**TASK INPUT**
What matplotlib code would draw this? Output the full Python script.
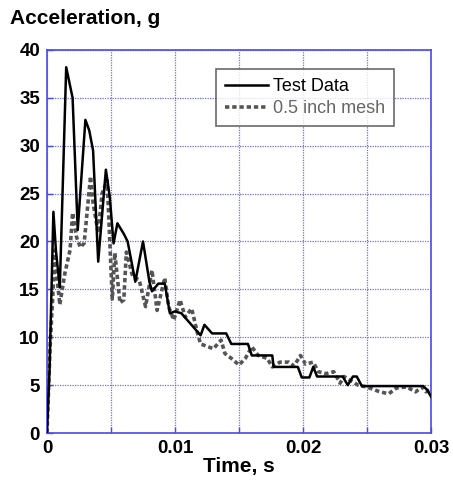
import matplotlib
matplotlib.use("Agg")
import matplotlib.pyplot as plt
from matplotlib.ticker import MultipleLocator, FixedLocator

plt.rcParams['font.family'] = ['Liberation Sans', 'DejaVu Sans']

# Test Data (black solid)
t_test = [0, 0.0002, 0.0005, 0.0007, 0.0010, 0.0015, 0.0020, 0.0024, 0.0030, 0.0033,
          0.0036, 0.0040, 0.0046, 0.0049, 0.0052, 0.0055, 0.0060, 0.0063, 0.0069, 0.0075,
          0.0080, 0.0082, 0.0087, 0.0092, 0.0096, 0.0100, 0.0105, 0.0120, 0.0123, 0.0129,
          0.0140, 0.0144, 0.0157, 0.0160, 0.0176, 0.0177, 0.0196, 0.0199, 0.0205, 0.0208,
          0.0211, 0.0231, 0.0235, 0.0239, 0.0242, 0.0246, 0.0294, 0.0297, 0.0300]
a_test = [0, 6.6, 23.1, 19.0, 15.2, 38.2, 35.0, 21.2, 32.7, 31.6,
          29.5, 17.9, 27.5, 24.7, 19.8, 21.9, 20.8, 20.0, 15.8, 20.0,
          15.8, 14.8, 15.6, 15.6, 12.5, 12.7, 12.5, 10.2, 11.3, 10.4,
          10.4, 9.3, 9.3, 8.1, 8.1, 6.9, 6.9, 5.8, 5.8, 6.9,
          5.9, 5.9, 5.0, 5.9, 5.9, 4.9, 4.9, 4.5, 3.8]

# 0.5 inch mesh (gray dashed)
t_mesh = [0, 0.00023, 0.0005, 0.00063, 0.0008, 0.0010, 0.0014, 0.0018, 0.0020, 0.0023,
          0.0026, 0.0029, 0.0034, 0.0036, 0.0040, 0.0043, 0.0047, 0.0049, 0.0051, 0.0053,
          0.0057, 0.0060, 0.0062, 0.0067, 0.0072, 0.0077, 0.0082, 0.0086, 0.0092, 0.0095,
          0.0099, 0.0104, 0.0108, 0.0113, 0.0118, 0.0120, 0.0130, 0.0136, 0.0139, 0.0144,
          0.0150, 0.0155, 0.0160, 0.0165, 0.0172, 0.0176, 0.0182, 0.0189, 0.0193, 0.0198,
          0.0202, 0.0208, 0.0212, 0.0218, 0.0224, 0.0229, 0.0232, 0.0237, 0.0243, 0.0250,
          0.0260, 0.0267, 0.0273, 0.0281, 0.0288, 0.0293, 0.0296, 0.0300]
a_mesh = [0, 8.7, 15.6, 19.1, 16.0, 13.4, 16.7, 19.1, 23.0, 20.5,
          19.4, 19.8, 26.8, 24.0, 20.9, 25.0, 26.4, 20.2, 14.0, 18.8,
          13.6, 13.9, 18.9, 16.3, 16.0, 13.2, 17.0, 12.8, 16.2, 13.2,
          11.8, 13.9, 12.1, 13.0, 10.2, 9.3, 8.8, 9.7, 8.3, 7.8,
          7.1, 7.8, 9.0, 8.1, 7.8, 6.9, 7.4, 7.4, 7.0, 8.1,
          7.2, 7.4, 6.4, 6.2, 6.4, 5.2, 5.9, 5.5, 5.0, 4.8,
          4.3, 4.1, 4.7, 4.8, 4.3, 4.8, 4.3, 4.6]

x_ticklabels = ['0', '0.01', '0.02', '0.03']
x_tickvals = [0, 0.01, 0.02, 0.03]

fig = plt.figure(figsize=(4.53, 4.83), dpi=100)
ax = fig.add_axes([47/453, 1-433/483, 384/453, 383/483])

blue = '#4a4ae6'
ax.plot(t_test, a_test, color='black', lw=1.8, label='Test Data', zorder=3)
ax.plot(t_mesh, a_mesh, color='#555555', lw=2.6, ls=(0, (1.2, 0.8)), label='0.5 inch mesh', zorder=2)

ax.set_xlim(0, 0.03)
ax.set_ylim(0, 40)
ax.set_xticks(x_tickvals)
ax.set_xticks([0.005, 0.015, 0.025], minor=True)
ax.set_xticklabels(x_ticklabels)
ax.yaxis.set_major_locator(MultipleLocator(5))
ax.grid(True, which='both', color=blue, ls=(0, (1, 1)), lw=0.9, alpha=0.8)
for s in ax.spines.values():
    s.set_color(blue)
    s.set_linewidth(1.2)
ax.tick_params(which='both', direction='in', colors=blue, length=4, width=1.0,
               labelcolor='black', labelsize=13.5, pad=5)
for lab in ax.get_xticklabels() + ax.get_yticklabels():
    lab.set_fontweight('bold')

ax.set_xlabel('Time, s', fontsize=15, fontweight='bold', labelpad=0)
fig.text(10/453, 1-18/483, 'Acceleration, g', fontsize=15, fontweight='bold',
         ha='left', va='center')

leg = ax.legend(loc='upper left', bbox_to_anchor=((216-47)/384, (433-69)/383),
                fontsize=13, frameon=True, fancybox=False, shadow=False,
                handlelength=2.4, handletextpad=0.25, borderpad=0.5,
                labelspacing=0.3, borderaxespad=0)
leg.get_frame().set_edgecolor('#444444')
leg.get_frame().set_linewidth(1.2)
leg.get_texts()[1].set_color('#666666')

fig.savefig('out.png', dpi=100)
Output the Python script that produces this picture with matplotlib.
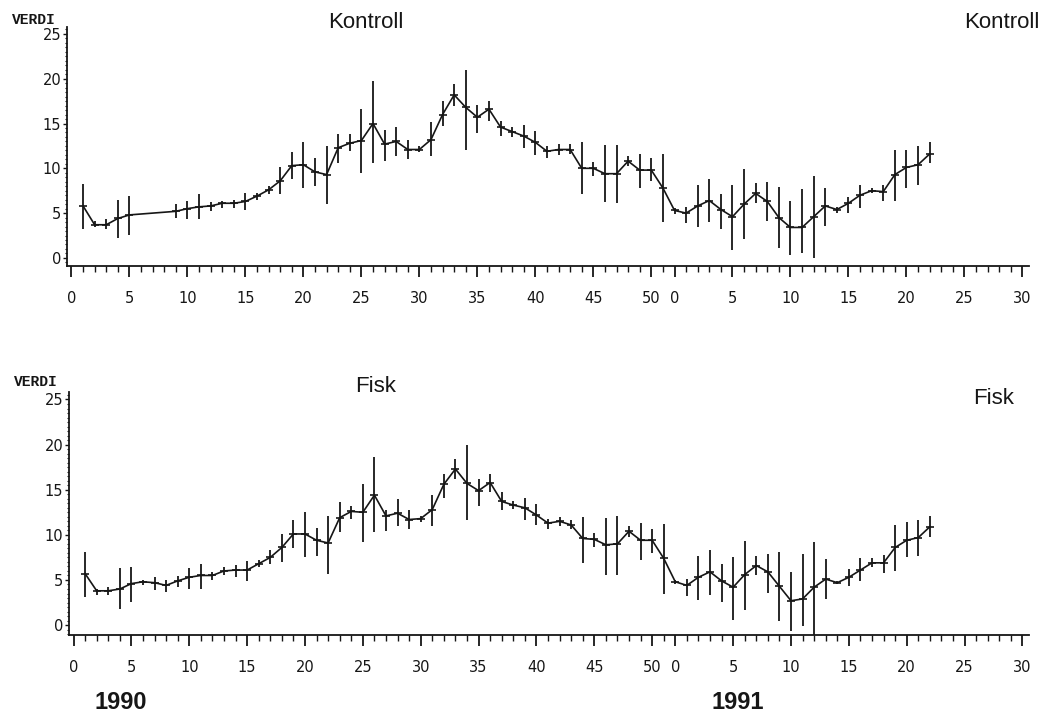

**DO THIS**
Make an exact copy of all entries above, dropping the images.

**ANSWER TO THE TASK**
What matplotlib code would draw this? Output the full Python script.
import matplotlib
matplotlib.use("Agg")
import matplotlib.pyplot as plt
from matplotlib.ticker import MultipleLocator, FixedLocator

plt.rcParams['font.family'] = ['Liberation Sans', 'DejaVu Sans']

# Test Data (black solid)
t_test = [0, 0.0002, 0.0005, 0.0007, 0.0010, 0.0015, 0.0020, 0.0024, 0.0030, 0.0033,
          0.0036, 0.0040, 0.0046, 0.0049, 0.0052, 0.0055, 0.0060, 0.0063, 0.0069, 0.0075,
          0.0080, 0.0082, 0.0087, 0.0092, 0.0096, 0.0100, 0.0105, 0.0120, 0.0123, 0.0129,
          0.0140, 0.0144, 0.0157, 0.0160, 0.0176, 0.0177, 0.0196, 0.0199, 0.0205, 0.0208,
          0.0211, 0.0231, 0.0235, 0.0239, 0.0242, 0.0246, 0.0294, 0.0297, 0.0300]
a_test = [0, 6.6, 23.1, 19.0, 15.2, 38.2, 35.0, 21.2, 32.7, 31.6,
          29.5, 17.9, 27.5, 24.7, 19.8, 21.9, 20.8, 20.0, 15.8, 20.0,
          15.8, 14.8, 15.6, 15.6, 12.5, 12.7, 12.5, 10.2, 11.3, 10.4,
          10.4, 9.3, 9.3, 8.1, 8.1, 6.9, 6.9, 5.8, 5.8, 6.9,
          5.9, 5.9, 5.0, 5.9, 5.9, 4.9, 4.9, 4.5, 3.8]

# 0.5 inch mesh (gray dashed)
t_mesh = [0, 0.00023, 0.0005, 0.00063, 0.0008, 0.0010, 0.0014, 0.0018, 0.0020, 0.0023,
          0.0026, 0.0029, 0.0034, 0.0036, 0.0040, 0.0043, 0.0047, 0.0049, 0.0051, 0.0053,
          0.0057, 0.0060, 0.0062, 0.0067, 0.0072, 0.0077, 0.0082, 0.0086, 0.0092, 0.0095,
          0.0099, 0.0104, 0.0108, 0.0113, 0.0118, 0.0120, 0.0130, 0.0136, 0.0139, 0.0144,
          0.0150, 0.0155, 0.0160, 0.0165, 0.0172, 0.0176, 0.0182, 0.0189, 0.0193, 0.0198,
          0.0202, 0.0208, 0.0212, 0.0218, 0.0224, 0.0229, 0.0232, 0.0237, 0.0243, 0.0250,
          0.0260, 0.0267, 0.0273, 0.0281, 0.0288, 0.0293, 0.0296, 0.0300]
a_mesh = [0, 8.7, 15.6, 19.1, 16.0, 13.4, 16.7, 19.1, 23.0, 20.5,
          19.4, 19.8, 26.8, 24.0, 20.9, 25.0, 26.4, 20.2, 14.0, 18.8,
          13.6, 13.9, 18.9, 16.3, 16.0, 13.2, 17.0, 12.8, 16.2, 13.2,
          11.8, 13.9, 12.1, 13.0, 10.2, 9.3, 8.8, 9.7, 8.3, 7.8,
          7.1, 7.8, 9.0, 8.1, 7.8, 6.9, 7.4, 7.4, 7.0, 8.1,
          7.2, 7.4, 6.4, 6.2, 6.4, 5.2, 5.9, 5.5, 5.0, 4.8,
          4.3, 4.1, 4.7, 4.8, 4.3, 4.8, 4.3, 4.6]

x_ticklabels = ['0', '0.01', '0.02', '0.03']
x_tickvals = [0, 0.01, 0.02, 0.03]

fig = plt.figure(figsize=(4.53, 4.83), dpi=100)
ax = fig.add_axes([47/453, 1-433/483, 384/453, 383/483])

blue = '#4a4ae6'
ax.plot(t_test, a_test, color='black', lw=1.8, label='Test Data', zorder=3)
ax.plot(t_mesh, a_mesh, color='#555555', lw=2.6, ls=(0, (1.2, 0.8)), label='0.5 inch mesh', zorder=2)

ax.set_xlim(0, 0.03)
ax.set_ylim(0, 40)
ax.set_xticks(x_tickvals)
ax.set_xticks([0.005, 0.015, 0.025], minor=True)
ax.set_xticklabels(x_ticklabels)
ax.yaxis.set_major_locator(MultipleLocator(5))
ax.grid(True, which='both', color=blue, ls=(0, (1, 1)), lw=0.9, alpha=0.8)
for s in ax.spines.values():
    s.set_color(blue)
    s.set_linewidth(1.2)
ax.tick_params(which='both', direction='in', colors=blue, length=4, width=1.0,
               labelcolor='black', labelsize=13.5, pad=5)
for lab in ax.get_xticklabels() + ax.get_yticklabels():
    lab.set_fontweight('bold')

ax.set_xlabel('Time, s', fontsize=15, fontweight='bold', labelpad=0)
fig.text(10/453, 1-18/483, 'Acceleration, g', fontsize=15, fontweight='bold',
         ha='left', va='center')

leg = ax.legend(loc='upper left', bbox_to_anchor=((216-47)/384, (433-69)/383),
                fontsize=13, frameon=True, fancybox=False, shadow=False,
                handlelength=2.4, handletextpad=0.25, borderpad=0.5,
                labelspacing=0.3, borderaxespad=0)
leg.get_frame().set_edgecolor('#444444')
leg.get_frame().set_linewidth(1.2)
leg.get_texts()[1].set_color('#666666')

fig.savefig('out.png', dpi=100)
Output the Python script that produces this picture with matplotlib.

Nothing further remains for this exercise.